• Instructions to follow: Write out the listing below exactly, and omit any images you find in it.

• Supplied data:
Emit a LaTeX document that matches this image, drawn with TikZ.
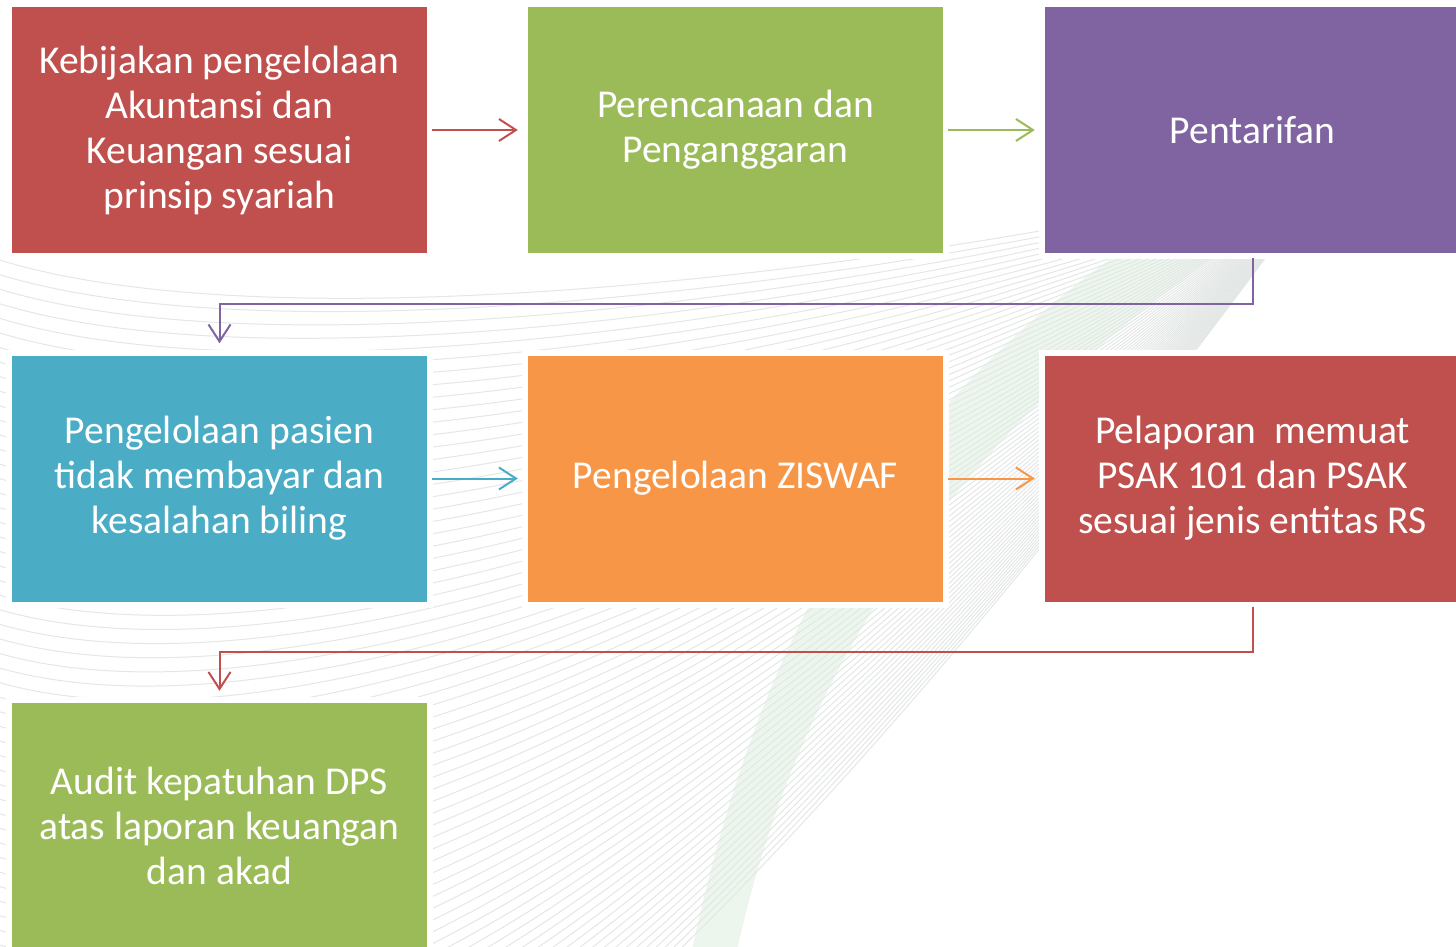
\documentclass[tikz,border=0pt]{standalone}
\usepackage{fontspec}
\setmainfont{Carlito}
\usetikzlibrary{arrows.meta}
\definecolor{cRed}{HTML}{C0504D}
\definecolor{cGreen}{HTML}{9BBB59}
\definecolor{cPurple}{HTML}{8064A2}
\definecolor{cBlue}{HTML}{4BACC6}
\definecolor{cOrange}{HTML}{F79646}
\definecolor{cWave}{HTML}{E3E7E5}
\definecolor{cSwoosh}{HTML}{D4ECD6}
\tikzset{
  box/.style={rectangle, minimum width=415pt, minimum height=246pt, inner sep=0pt,
    text=white, align=center, font=\fontsize{39.5}{45}\selectfont,
    preaction={draw=white, line width=12pt}},
  arr/.style={line width=2pt, -{Straight Barb[length=17pt,width=22pt,line width=2pt]}},
  wave/.style={draw=cWave, line width=1pt}
}
\begin{document}
\begin{tikzpicture}[x=1pt,y=-1pt]
\useasboundingbox (0,0) rectangle (1456,947);
\begin{scope}
\clip (0,0) rectangle (1456,947);
% background swoosh
\fill[cSwoosh, opacity=0.45] (735,960) .. controls (790,700) and (930,430) .. (1300,200)
   -- (1200,200) .. controls (900,380) and (760,620) .. (690,960) -- cycle;
\foreach \i in {0,...,72}{
  \pgfmathsetmacro{\s}{\i/72}
  \pgfmathsetmacro{\ys}{250+\s*1050}
  \pgfmathsetmacro{\cy}{\ys+110}
  \pgfmathsetmacro{\dx}{980-240*\s}
  \pgfmathsetmacro{\dy}{260+720*\s}
  \draw[wave] (-30,\ys) .. controls (260,\cy) and (\dx,\dy) .. (1330,170);
}
\end{scope}
% boxes
\node[box, fill=cRed]    (b1) at (219.5,130) {Kebijakan pengelolaan\\Akuntansi dan\\Keuangan sesuai\\prinsip syariah};
\node[box, fill=cGreen]  (b2) at (735.5,130) {Perencanaan dan\\Penganggaran};
\node[box, fill=cPurple] (b3) at (1252.5,130) {Pentarifan};
\node[box, fill=cBlue]   (b4) at (219.5,478.5) {Pengelolaan pasien\\tidak membayar dan\\kesalahan biling};
\node[box, fill=cOrange] (b5) at (735.5,478.5) {Pengelolaan ZISWAF};
\node[box, fill=cRed]    (b6) at (1252.5,478.5) {Pelaporan\ \ memuat\\PSAK 101 dan PSAK\\sesuai jenis entitas RS};
\node[box, fill=cGreen]  (b7) at (219.5,826) {Audit kepatuhan DPS\\atas laporan keuangan\\dan akad};
% connectors
\draw[arr, cRed, shorten <=5pt, shorten >=10pt] (b1) -- (b2);
\draw[arr, cGreen, shorten <=5pt, shorten >=10pt] (b2) -- (b3);
\draw[arr, cPurple, shorten <=5pt, shorten >=12pt] (b3.south) -- ++(0,51) -| (b4.north);
\draw[arr, cBlue, shorten <=5pt, shorten >=10pt] (b4) -- (b5);
\draw[arr, cOrange, shorten <=5pt, shorten >=10pt] (b5) -- (b6);
\draw[arr, cRed, shorten <=5pt, shorten >=12pt] (b6.south) -- ++(0,50) -| (b7.north);
\end{tikzpicture}
\end{document}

• Response to the exercise:
Emit a LaTeX document that matches this image, drawn with TikZ.
\documentclass[tikz,border=0pt]{standalone}
\usepackage{fontspec}
\setmainfont{Carlito}
\usetikzlibrary{arrows.meta}
\definecolor{cRed}{HTML}{C0504D}
\definecolor{cGreen}{HTML}{9BBB59}
\definecolor{cPurple}{HTML}{8064A2}
\definecolor{cBlue}{HTML}{4BACC6}
\definecolor{cOrange}{HTML}{F79646}
\definecolor{cWave}{HTML}{E3E7E5}
\definecolor{cSwoosh}{HTML}{D4ECD6}
\tikzset{
  box/.style={rectangle, minimum width=415pt, minimum height=246pt, inner sep=0pt,
    text=white, align=center, font=\fontsize{39.5}{45}\selectfont,
    preaction={draw=white, line width=12pt}},
  arr/.style={line width=2pt, -{Straight Barb[length=17pt,width=22pt,line width=2pt]}},
  wave/.style={draw=cWave, line width=1pt}
}
\begin{document}
\begin{tikzpicture}[x=1pt,y=-1pt]
\useasboundingbox (0,0) rectangle (1456,947);
\begin{scope}
\clip (0,0) rectangle (1456,947);
% background swoosh
\fill[cSwoosh, opacity=0.45] (735,960) .. controls (790,700) and (930,430) .. (1300,200)
   -- (1200,200) .. controls (900,380) and (760,620) .. (690,960) -- cycle;
\foreach \i in {0,...,72}{
  \pgfmathsetmacro{\s}{\i/72}
  \pgfmathsetmacro{\ys}{250+\s*1050}
  \pgfmathsetmacro{\cy}{\ys+110}
  \pgfmathsetmacro{\dx}{980-240*\s}
  \pgfmathsetmacro{\dy}{260+720*\s}
  \draw[wave] (-30,\ys) .. controls (260,\cy) and (\dx,\dy) .. (1330,170);
}
\end{scope}
% boxes
\node[box, fill=cRed]    (b1) at (219.5,130) {Kebijakan pengelolaan\\Akuntansi dan\\Keuangan sesuai\\prinsip syariah};
\node[box, fill=cGreen]  (b2) at (735.5,130) {Perencanaan dan\\Penganggaran};
\node[box, fill=cPurple] (b3) at (1252.5,130) {Pentarifan};
\node[box, fill=cBlue]   (b4) at (219.5,478.5) {Pengelolaan pasien\\tidak membayar dan\\kesalahan biling};
\node[box, fill=cOrange] (b5) at (735.5,478.5) {Pengelolaan ZISWAF};
\node[box, fill=cRed]    (b6) at (1252.5,478.5) {Pelaporan\ \ memuat\\PSAK 101 dan PSAK\\sesuai jenis entitas RS};
\node[box, fill=cGreen]  (b7) at (219.5,826) {Audit kepatuhan DPS\\atas laporan keuangan\\dan akad};
% connectors
\draw[arr, cRed, shorten <=5pt, shorten >=10pt] (b1) -- (b2);
\draw[arr, cGreen, shorten <=5pt, shorten >=10pt] (b2) -- (b3);
\draw[arr, cPurple, shorten <=5pt, shorten >=12pt] (b3.south) -- ++(0,51) -| (b4.north);
\draw[arr, cBlue, shorten <=5pt, shorten >=10pt] (b4) -- (b5);
\draw[arr, cOrange, shorten <=5pt, shorten >=10pt] (b5) -- (b6);
\draw[arr, cRed, shorten <=5pt, shorten >=12pt] (b6.south) -- ++(0,50) -| (b7.north);
\end{tikzpicture}
\end{document}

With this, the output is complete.